4. AB 1738 - Mandatory EV Charging Stations
This one isn’t a law yet but eventually will become one. This bill directs the Department of Housing and Community Development to research and develop mandatory building standards that will require new multi-family (more than 4 units) and existing multi-family buildings that pull permits for the purpose of alterations or additions to parking areas to install level 2 or higher EV charging stations during initial construction or the alterations.
California wants to ban the sale of ICE vehicles by 2035. One of the main objections people have to EV adoption is the availability of charging stations. California will continue to enact laws that require installation of EV charging stations as much as they can to try to satisfy this objection and create a wider adoption of EVs.

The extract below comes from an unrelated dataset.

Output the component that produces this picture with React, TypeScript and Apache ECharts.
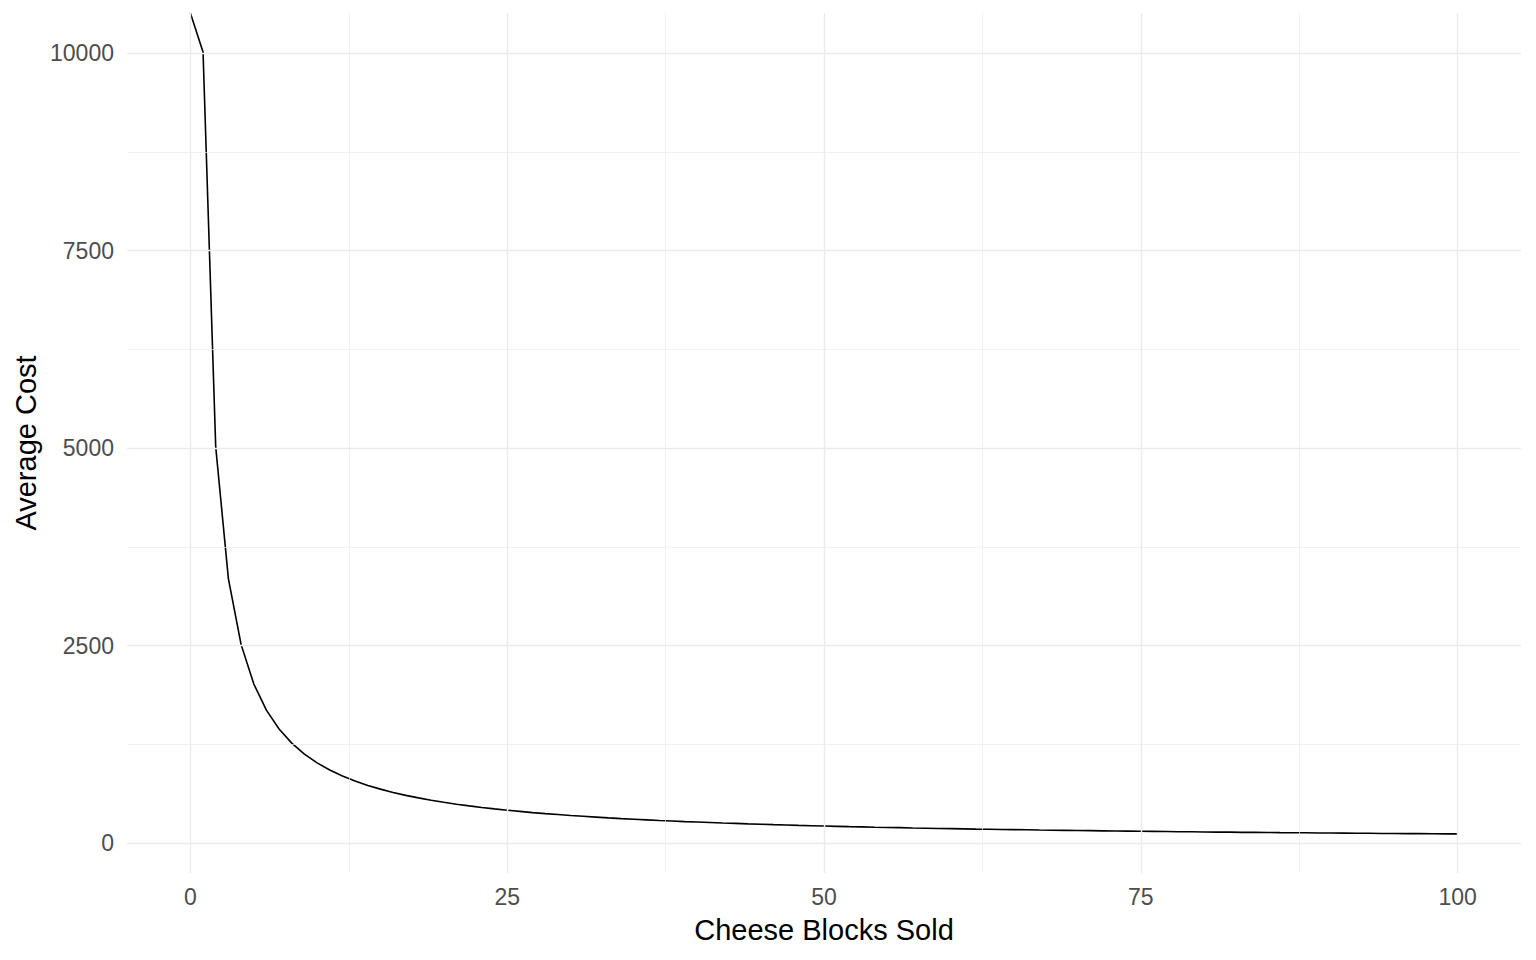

5. AB 2503 - Language Study
This bill creates the requirement to research whether the terms “landlord” and “tenant” should be eradicated from real estate terminology. Similarly, AB 1096 goes as far as to eradicate the use of the word “alien” from all California Code Sections.
Because…these terms are somehow offensive? California continues its focus on the things that are of the utmost urgency in the real estate world.
6. SB 971 - Requiring Pets in Affordable Housing Units
This is another law that doesn’t affect most California landlords yet but likely will eventually. The bill basically says that pets are considered members of the family by many California residents so affordable housing units must allow at least one household pet with no breed or size restrictions.
This is the first step in the personification of household pets in rental properties and our prediction is that landlords eventually will not be able to advertise properties as “no pets.”
Affordable housing units cannot charge pet rent or additional fees for tenants with pets. A particularly interesting part of the bill is that landlords are not free from the liability of protecting third parties from the tenant’s pets, even though they can’t place any breed or size restrictions. No one seems to have considered the insurance aspect. Many insurance companies will not cover liability claims related to certain dog breeds, yet the landlord could be forced into accepting a dog on the insurance company’s restricted breed list.
Probably best to start phasing carpet out of your rental properties going forward. In the coming years, you will likely be forced to accept pets of all shapes, sizes, and breeds.
And no, this is not limited to only cats and dogs. I’ll let your imagination help you make the rest of this point…
7. SB 1477 - Wage Garnishments
If you have won a financial judgment against a tenant, existing law allows you to garnish their wages with some limitations. This bill decreases the percentage of wages that are able to be garnished, making it more difficult and take longer for landlords to collect from evicted tenants.
I’ve made other predictions for what the future may hold for California landlords here. It is becoming more and more necessary to either stay up on all of these laws yourself or hire a property management company to do it for you. Being a landlord in California can be very profitable but does not come without its risks. Keep up with new laws, update your lease, maintain your properties well and you can be a successful landlord and property owner. Fall asleep at the wheel and fail to prepare for what’s coming and the treacherous legal landscape will certainly trip you up.